Di tempat tinggalnya yang baru ini, "Saya bisa tinggal di rumah saja selama akhir pekan. Saya tidak ke mana-mana, kecuali berenang setelah senja turun. Selebihnya saya hanya tinggal di rumah saja, menikmati hari libur. Saya makan dengan menu sehat, sayur, buah, dan tidur cukup." Atau, dengan bahasa yang berbeda, Sarah ingin mengatakan bahwa ia pomah di apartemennya yang lebih kecil.
Rumah seyogianya bisa membuat penghuninya pomah. Karena bila tidak, maka ia mereduksi fungsinya hingga tinggal sekadar sebagai tempat untuk tidur di malam hari. Dengan kata lain, fungsi rumah jadi tak lebih dari sekadar kamar tidur belaka.
Mungkin awalnya tidak dimaksudkan agar ekonomi bisa berputar dengan lebih dinamis, bila banyak rumah atau apartemen di Tokyo, misalnya, yang dibuat dengan ukuran relatif kecil sehingga membuat penghuninya lebih banyak melakukan kegiatan di luar rumah di waktu senggangnya.
Rumah-rumah tradisional Jepang di Museum Edogawa misalnya, dibangun dengan ukuran yang sama dengan aslinya, yaitu sekitar 5 x 4 meter atau lebih luas sedikit. Artinya, sudah dari sononya bahwa orang Jepang suka barang berukuran kecil. Ukuran rumah tinggal yang kecil mungkin cocok untuk musim dingin karena ruang kecil diharapkan mampu memerangkap panas tubuh (atau perapian) lebih optimal sehingga ruangan akan terasa lebih hangat. Namun, bila cuaca baik, penghuni akan cenderung lebih suka keluar dari rumah untuk menikmati suasana yang lebih lega. Dan, penghiburan bagi masyarakat kosmopolitan seperti Tokyo atau kota-kota besar lainnya, termasuk Jakarta, ternyata adalah jalan-jalan dari satu mal ke mal yang lain.
Sebagai strategi mendinamisasi perputaran uang, pembangunan apartemen atau rumah susun berukuran kecil mungkin dinilai jitu. Karena rumah kemudian lebih berfungsi sebagai tempat untuk tidur saja. Bangun tidur penghuninya akan bergegas ke kantor atau ke sekolah. Pulang sekolah, anak-anak akan melanjutkan kegiatan dengan les ini-itu sehingga tidak perlu lagi belajar di rumah. Sementara orang dewasa akan mampir ke kafe atau restoran atau gym untuk membugarkan diri.

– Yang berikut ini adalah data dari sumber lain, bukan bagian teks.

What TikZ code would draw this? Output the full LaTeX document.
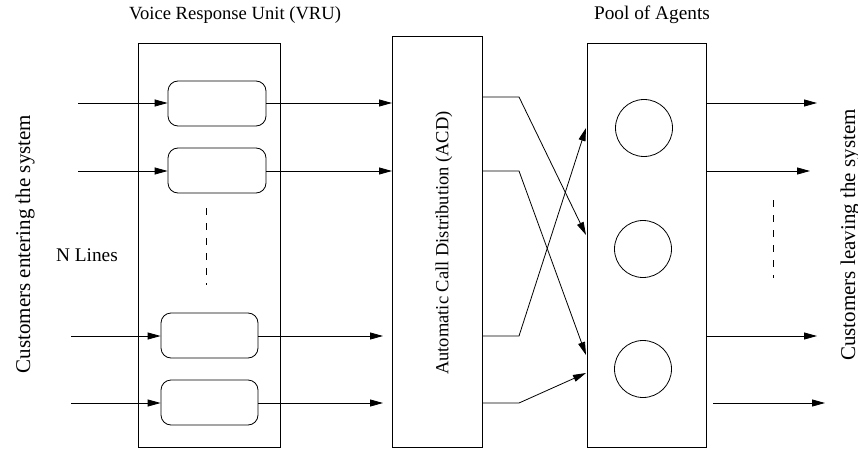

Bila penghuni rumah merasa lebih suka menghabiskan waktu di luar rumah pada saat senggang mereka, maka mungkin saja rumah-rumah itu telah kehilangan fungsi sosialnya karena tak mampu lagi membuat penghuninya merasa pomah. Tentu, akan baik apabila di luar rumah ada ruang publik gratis bagi penduduk dewasa untuk sekadar duduk-duduk atau mengobrol, sementara anak-anak bisa bermain, bahkan kejar-kejaran. Karena tak setiap orang suka menghibur diri di mal, dan tak setiap penduduk mampu membayar rumah yang benar-benar bisa membuat penghuninya pomah.